§ INFORMATION PROVIDED
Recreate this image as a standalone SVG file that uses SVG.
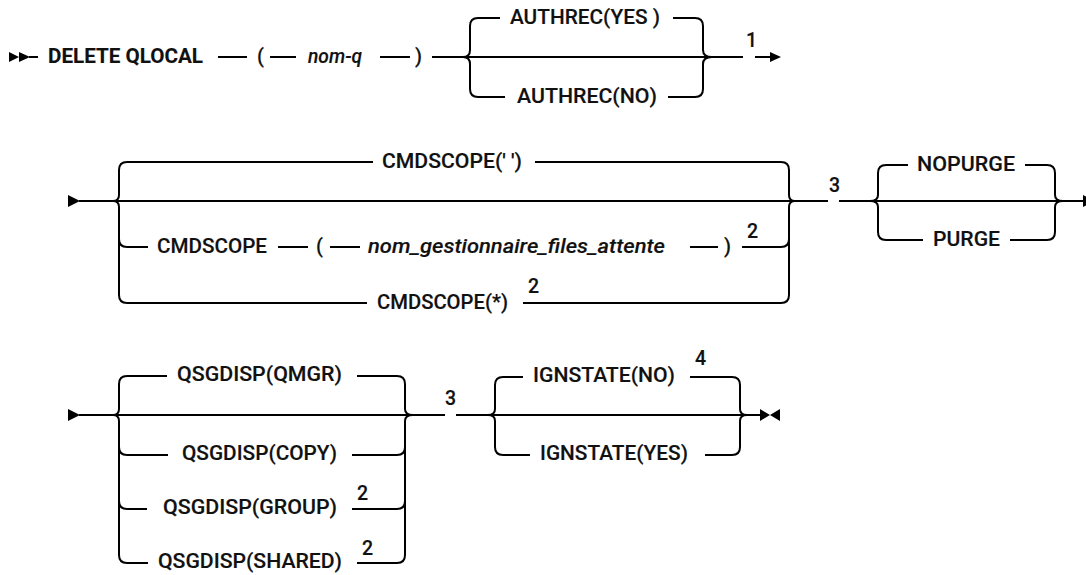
<svg xmlns="http://www.w3.org/2000/svg" width="1086" height="575" viewBox="0 0 1086 575">
<style>
.ln{fill:none;stroke:#000;stroke-width:2;stroke-linecap:butt}
.ah{fill:#000;stroke:none}
text{font-family:Roboto,"Liberation Sans",Arial,sans-serif;font-size:20px;font-weight:500;fill:#111;stroke:#111;stroke-width:0.15px}
.b{font-weight:700;stroke-width:0.1px}
.i{font-style:italic}
.n{font-size:19.5px}
</style>
<rect width="1086" height="575" fill="#fff"/>
<g id="connectors">
<!-- row 1 -->
<path class="ah" d="M9,52 L19,57 L9,62 Z M19,52 L30,57 L19,62 Z"/>
<path class="ln" d="M29,57 H38 M218,57 H247 M270,57 H296 M380,57 H410 M432,57 H743 M755,57 H772"/>
<path class="ah" d="M770,52 L781,57 L770,62 Z"/>
<path class="ln" d="M463,57 Q470,57 470,50 V26 Q470,18 478,18 H500 M463,57 Q470,57 470,64 V89 Q470,97 478,97 H505 M673,18 H695 Q703,18 703,26 V50 Q703,57 712,57 M668,97 H695 Q703,97 703,89 V64 Q703,57 712,57"/>
<!-- row 2 -->
<path class="ah" d="M68,195 L80,201 L68,207 Z"/>
<path class="ln" d="M79,201 H828 M839,201 H1084"/>
<path class="ln" d="M113,201 Q119,201 119,195 V170 Q119,162 127,162 H373 M113,201 Q119,201 119,207 V295 Q119,303 127,303 H367 M119,239 Q119,247 127,247 H148 M535,162 H781 Q789,162 789,170 V195 Q789,201 795,201 M523,303 H781 Q789,303 789,295 V207 Q789,201 795,201 M742,247 H781 Q789,247 789,239 M278,247 H308 M330,247 H360 M690,247 H718"/>
<path class="ln" d="M870,201 Q878,201 878,195 V173 Q878,165 886,165 H908 M870,201 Q878,201 878,207 V232 Q878,240 886,240 H923 M1025,165 H1047 Q1055,165 1055,173 V195 Q1055,201 1063,201 M1010,240 H1047 Q1055,240 1055,232 V207 Q1055,201 1063,201"/>
<path class="ah" d="M1083,195 L1095,201 L1083,207 Z"/>
<!-- row 3 -->
<path class="ah" d="M68,409 L80,415 L68,421 Z"/>
<path class="ln" d="M79,415 H445 M456,415 H761"/>
<path class="ln" d="M113,415 Q119,415 119,409 V384 Q119,376 127,376 H167 M113,415 Q119,415 119,421 V555 Q119,563 127,563 H148 M119,447 Q119,455 127,455 H168 M119,501 Q119,509 127,509 H147 M357,376 H397 Q405,376 405,384 V409 Q405,415 413,415 M357,563 H397 Q405,563 405,555 V421 Q405,415 413,415 M352,455 H397 Q405,455 405,447 M352,509 H397 Q405,509 405,501"/>
<path class="ln" d="M488,415 Q495,415 495,409 V385 Q495,377 503,377 H523 M488,415 Q495,415 495,421 V447 Q495,455 503,455 H530 M690,377 H732 Q740,377 740,385 V409 Q740,415 747,415 M705,455 H732 Q740,455 740,447 V421 Q740,415 747,415"/>
<path class="ah" d="M760,409 L770,415 L760,421 Z M780,409 L770,415 L780,421 Z"/>
</g>
<g id="n-delete"><text class="b" x="48" y="63" textLength="155" lengthAdjust="spacingAndGlyphs">DELETE QLOCAL</text></g>
<g id="n-lp1"><text x="257" y="63">(</text></g>
<g id="n-nomq"><text class="i" x="308" y="63" textLength="54" lengthAdjust="spacingAndGlyphs">nom-q</text></g>
<g id="n-rp1"><text x="415" y="63">)</text></g>
<g id="n-authyes"><text x="510" y="24" textLength="150" lengthAdjust="spacingAndGlyphs">AUTHREC(YES )</text></g>
<g id="n-authno"><text x="517" y="103" textLength="140" lengthAdjust="spacingAndGlyphs">AUTHREC(NO)</text></g>
<g id="n-note1"><text class="n" x="746" y="47">1</text></g>
<g id="n-cmdblank"><text x="382" y="168" textLength="140" lengthAdjust="spacingAndGlyphs">CMDSCOPE(' ')</text></g>
<g id="n-cmdscope"><text x="157" y="253" textLength="110" lengthAdjust="spacingAndGlyphs">CMDSCOPE</text></g>
<g id="n-lp2"><text x="316" y="253">(</text></g>
<g id="n-qmgrname"><text class="i" x="368" y="253" textLength="297" lengthAdjust="spacingAndGlyphs">nom_gestionnaire_files_attente</text></g>
<g id="n-rp2"><text x="724" y="253">)</text></g>
<g id="n-note2a"><text class="n" x="747" y="238">2</text></g>
<g id="n-cmdstar"><text x="377" y="309" textLength="131" lengthAdjust="spacingAndGlyphs">CMDSCOPE(*)</text></g>
<g id="n-note2b"><text class="n" x="528" y="293">2</text></g>
<g id="n-note3a"><text class="n" x="829" y="192">3</text></g>
<g id="n-nopurge"><text x="917" y="171" textLength="98" lengthAdjust="spacingAndGlyphs">NOPURGE</text></g>
<g id="n-purge"><text x="933" y="246" textLength="67" lengthAdjust="spacingAndGlyphs">PURGE</text></g>
<g id="n-qmgr"><text x="177" y="381" textLength="165" lengthAdjust="spacingAndGlyphs">QSGDISP(QMGR)</text></g>
<g id="n-copy"><text x="182" y="460" textLength="155" lengthAdjust="spacingAndGlyphs">QSGDISP(COPY)</text></g>
<g id="n-group"><text x="163" y="514" textLength="174" lengthAdjust="spacingAndGlyphs">QSGDISP(GROUP)</text></g>
<g id="n-note2c"><text class="n" x="357" y="500">2</text></g>
<g id="n-shared"><text x="158" y="568" textLength="184" lengthAdjust="spacingAndGlyphs">QSGDISP(SHARED)</text></g>
<g id="n-note2d"><text class="n" x="362" y="555">2</text></g>
<g id="n-note3b"><text class="n" x="445" y="405">3</text></g>
<g id="n-ignno"><text x="533" y="382" textLength="142" lengthAdjust="spacingAndGlyphs">IGNSTATE(NO)</text></g>
<g id="n-note4"><text class="n" x="695" y="365">4</text></g>
<g id="n-ignyes"><text x="540" y="460" textLength="148" lengthAdjust="spacingAndGlyphs">IGNSTATE(YES)</text></g>
</svg>
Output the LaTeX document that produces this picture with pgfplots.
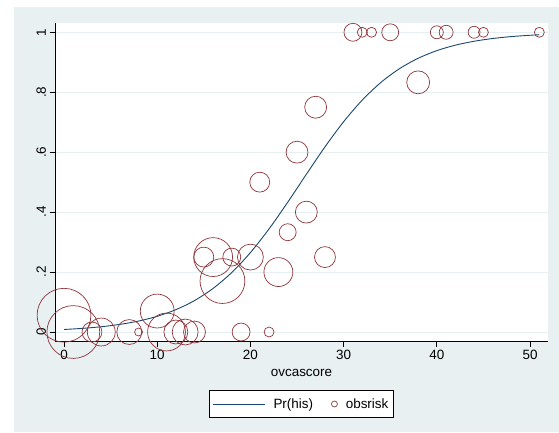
\documentclass[border=0pt]{standalone}
\usepackage{pgfplots}
\pgfplotsset{compat=1.18}
\usepackage{pgfplotstable}
\usepackage{fontspec}
\setmainfont{Liberation Sans}
\definecolor{bgc}{RGB}{232,240,242}
\definecolor{gridc}{RGB}{230,239,241}
\definecolor{navyc}{RGB}{26,71,111}
\definecolor{maroonc}{RGB}{144,53,59}
\pgfplotstableread{
x y r
0 0.056 27
1 0 26.5
3 0 10
4 0 14
7 0 12.5
8 0 4
10 0.07 17
11 0 19
12 0 12
13 0 13
14 0 11
15 0.25 10
16 0.25 19.5
17 0.17 22.5
18 0.25 9
19 0 9
20 0.25 13
21 0.5 10
22 0 5
23 0.2 14.5
24 0.333 8.5
25 0.6 11
26 0.4 11
27 0.75 11
28 0.25 10.5
31 1 9
32 1 5
33 1 5
35 1 8.5
38 0.833 11.5
40 1 6.5
41 1 7
44 1 6
45 1 5
51 1 5
}\obsdata
\pgfplotstableread{
x p
0 0.0084
2 0.0122
4 0.0176
6 0.0255
8 0.0366
10 0.0524
12 0.0745
14 0.1048
16 0.1456
18 0.1986
20 0.2650
22 0.3441
24 0.4329
26 0.5262
28 0.6177
30 0.7016
32 0.7738
34 0.8327
36 0.8787
38 0.9133
40 0.9388
42 0.9571
44 0.9701
46 0.9793
48 0.9857
50 0.9901
51 0.9918
}\prdata
\begin{document}
\begin{tikzpicture}[x=1bp,y=1bp]
\path[use as bounding box] (0,0) rectangle (559,432);
\fill[bgc] (14,0) rectangle (559,425);
\begin{axis}[
  at={(55bp,91bp)}, anchor=south west,
  scale only axis, width=493bp, height=318bp,
  xmin=-0.966, xmax=51.93, ymin=-0.030, ymax=1.031,
  axis x line*=bottom, axis y line*=left,
  axis background/.style={fill=white},
  axis line style={black, line width=0.9bp},
  tick style={black, line width=0.9bp},
  tick align=outside, major tick length=5.5bp,
  xtick={0,10,20,30,40,50}, xticklabels={0,10,20,30,40,50},
  ytick={0,0.2,0.4,0.6,0.8,1}, yticklabels={0,.2,.4,.6,.8,1},
  /pgf/number format/assume math mode=true,
  ymajorgrids, grid style={gridc, line width=0.9bp},
  tick label style={font=\fontsize{13.5}{15}\selectfont},
  yticklabel style={rotate=90, anchor=south},
  xlabel={ovcascore},
  every axis x label/.style={at={(axis description cs:0.5,0)}, anchor=center, yshift=-32bp, font=\fontsize{13.5}{15}\selectfont},
  legend columns=2,
  legend style={at={(0.5,-0.198)}, anchor=center, draw=black, line width=0.9bp, fill=white,
    font=\fontsize{13.5}{15}\selectfont, inner xsep=3bp, inner ysep=6bp,
    /tikz/every odd column/.append style={column sep=6bp},
    /tikz/every even column/.append style={column sep=16bp}},
  clip=false,
]
\addplot[navyc, line width=0.9bp, smooth, no markers,
  legend image code/.code={\draw[navyc, line width=0.9bp] (0bp,0bp) -- (52bp,0bp);}]
  table[x=x, y=p] {\prdata};
\addlegendentry{Pr(his)}
\addplot[scatter, only marks, mark=o,
  scatter/use mapped color={draw=maroonc, fill=none},
  visualization depends on={\thisrow{r} \as \rad},
  scatter/@pre marker code/.append style={/tikz/mark size=\rad},
  mark options={line width=0.7bp},
  legend image code/.code={\draw[maroonc, line width=0.7bp] (0bp,0bp) circle (3bp);}]
  table[x=x, y=y] {\obsdata};
\addlegendentry{obsrisk}
\end{axis}
\end{tikzpicture}
\end{document}
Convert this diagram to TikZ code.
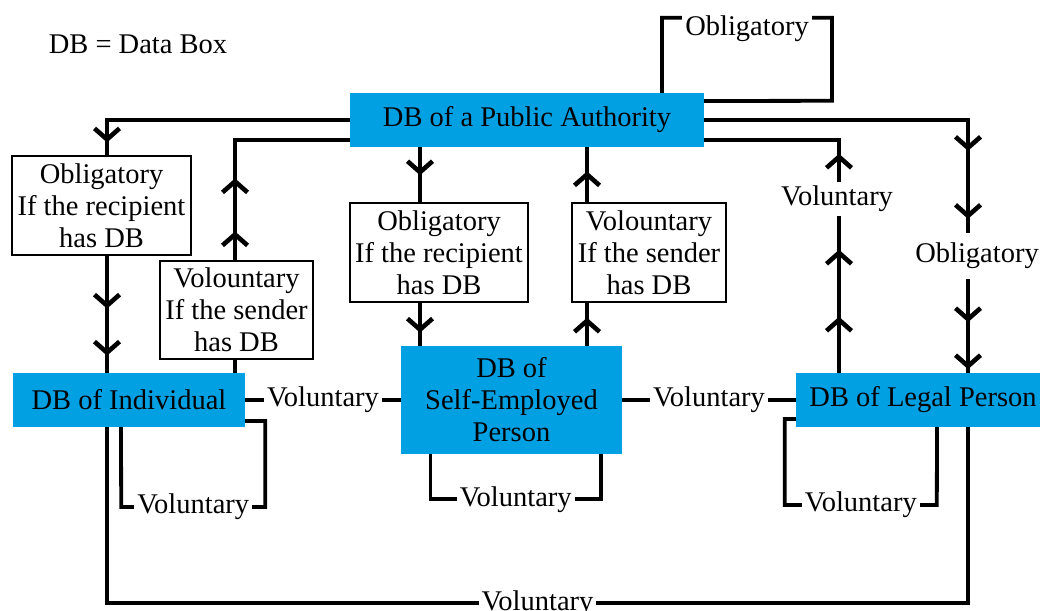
\documentclass[tikz,border=0pt]{standalone}
\usepackage{fontspec}
\setmainfont{Liberation Serif}
\usetikzlibrary{arrows.meta, decorations.markings, positioning}
\definecolor{dbblue}{RGB}{0,160,227}

\begin{document}
\begin{tikzpicture}[x=1pt, y=-1pt, font=\fontsize{28.5}{32}\selectfont,
        db/.style={fill=dbblue, align=center, inner sep=0pt, minimum height=54pt},
        tb/.style={draw, line width=1.2pt, fill=white, align=center, inner sep=0pt, minimum height=99pt},
        lb/.style={fill=white, inner xsep=3pt, inner ysep=2pt},
        e/.style={line width=3.8pt},
        arr/.style={postaction={decorate, decoration={markings,
            mark=at position #1 with {\draw[line width=4.6pt, miter limit=4] (-11pt,12.5pt) -- (0pt,0pt) -- (-11pt,-12.5pt);}}}}]
        \useasboundingbox (0,0) rectangle (1040,610);

        \node (key) at (138,44) {DB = Data Box};

        \node[db, minimum width=354pt] (pa) at (527,120) {DB of a Public Authority};
        \node[db, minimum width=232pt] (ind) at (129,400) {DB of Individual};
        \node[db, minimum width=221pt, minimum height=108pt] (se) at (511.5,400) {DB of\\Self-Employed\\Person};
        \node[db, minimum width=254pt] (lp) at (923,400) {DB of Legal Person};

        \node[tb, minimum width=179pt] (ob1) at (101.5,205.5) {Obligatory\\If the recipient\\has DB};
        \node[tb, minimum width=153pt, minimum height=98pt] (vo1) at (236.5,310) {Volountary\\If the sender\\has DB};
        \node[tb, minimum width=178pt] (ob2) at (439,252.5) {Obligatory\\If the recipient\\has DB};
        \node[tb, minimum width=154pt] (vo2) at (649,252.5) {Volountary\\If the sender\\has DB};
        \node[lb, inner ysep=10pt] (ob3) at (977,256) {Obligatory};
        \node[lb, inner ysep=4pt] (vo3) at (837,199) {Voluntary};

        % public authority <-> individual
        \draw[e, arr=-16pt] (pa.west) -| ([xshift=5.5pt]ob1.north);
        \draw[e, arr=50pt, arr=97pt] ([xshift=5.5pt]ob1.south) -- ([xshift=-22pt]ind.north);
        \draw[e] ([xshift=106pt]ind.north) -- ([xshift=-1.5pt]vo1.south);
        \draw[e, arr=26pt, arr=79pt] ([xshift=-1.5pt]vo1.north) |- ([yshift=-20pt]pa.west);

        % public authority <-> self-employed
        \draw[e, arr=25pt] ([xshift=-107pt]pa.south) -- ([xshift=-19pt]ob2.north);
        \draw[e, arr=27pt] ([xshift=-19pt]ob2.south) -- ([xshift=-91.5pt]se.north);
        \draw[e, arr=25pt] ([xshift=75.5pt]se.north) -- ([xshift=-62pt]vo2.south);
        \draw[e, arr=28pt] ([xshift=-62pt]vo2.north) -- ([xshift=60pt]pa.south);

        % public authority <-> legal person
        \draw[e, arr=-85pt, arr=-17pt] (pa.east) -| ([xshift=-9pt]ob3.north);
        \draw[e, arr=40pt, arr=87pt] ([xshift=-9pt]ob3.south) -- ([xshift=45pt]lp.north);
        \draw[e, arr=53pt, arr=120pt] ([xshift=-84pt]lp.north) -- ([xshift=2pt]vo3.south);
        \draw[e, arr=25pt] ([xshift=2pt]vo3.north) |- ([yshift=-20pt]pa.east);

        % public authority to itself
        \draw[e] ([xshift=135pt]pa.north) -- ++(0,-75) -- node[lb, yshift=-11pt] {Obligatory} ++(170,0) -- ++(0,83) -- ([yshift=19pt]pa.east);

        % between the boxes
        \draw[e] (ind.east) -- node[lb] {Voluntary} (se.west);
        \draw[e] (se.east) -- node[lb] {Voluntary} (lp.west);
        \draw[e] ([xshift=-22pt]ind.south) -- ++(0,176) -- node[lb] {Voluntary} ++(861,0) -- ([xshift=45pt]lp.south);

        % loops
        \draw[e] ([yshift=-21pt]ind.east) -- ++(20,0) -- ++(0,86) -- node[lb] {Voluntary} ++(-144,0) -- ([xshift=-8pt]ind.south);
        \draw[e] ([xshift=-81pt]se.south) -- ++(0,45) -- node[lb] {Voluntary} ++(170.5,0) -- ([xshift=89.5pt]se.south);
        \draw[e] ([yshift=-19pt]lp.west) -- ++(-11,0) -- ++(0,86) -- node[lb] {Voluntary} ++(152,0) -- ([xshift=14pt]lp.south);
\end{tikzpicture}
\end{document}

§ WORK INSTRUCTIONS
Without the pictures, give again exactly the lines above starting at the line containing "Convert this diagram to TikZ code." and ending at the line containing "minimum width=254pt] (lp)".

§ WRITTEN SOLUTION
Convert this diagram to TikZ code.
\documentclass[tikz,border=0pt]{standalone}
\usepackage{fontspec}
\setmainfont{Liberation Serif}
\usetikzlibrary{arrows.meta, decorations.markings, positioning}
\definecolor{dbblue}{RGB}{0,160,227}

\begin{document}
\begin{tikzpicture}[x=1pt, y=-1pt, font=\fontsize{28.5}{32}\selectfont,
        db/.style={fill=dbblue, align=center, inner sep=0pt, minimum height=54pt},
        tb/.style={draw, line width=1.2pt, fill=white, align=center, inner sep=0pt, minimum height=99pt},
        lb/.style={fill=white, inner xsep=3pt, inner ysep=2pt},
        e/.style={line width=3.8pt},
        arr/.style={postaction={decorate, decoration={markings,
            mark=at position #1 with {\draw[line width=4.6pt, miter limit=4] (-11pt,12.5pt) -- (0pt,0pt) -- (-11pt,-12.5pt);}}}}]
        \useasboundingbox (0,0) rectangle (1040,610);

        \node (key) at (138,44) {DB = Data Box};

        \node[db, minimum width=354pt] (pa) at (527,120) {DB of a Public Authority};
        \node[db, minimum width=232pt] (ind) at (129,400) {DB of Individual};
        \node[db, minimum width=221pt, minimum height=108pt] (se) at (511.5,400) {DB of\\Self-Employed\\Person};
        \node[db, minimum width=254pt] (lp) at (923,400) {DB of Legal Person};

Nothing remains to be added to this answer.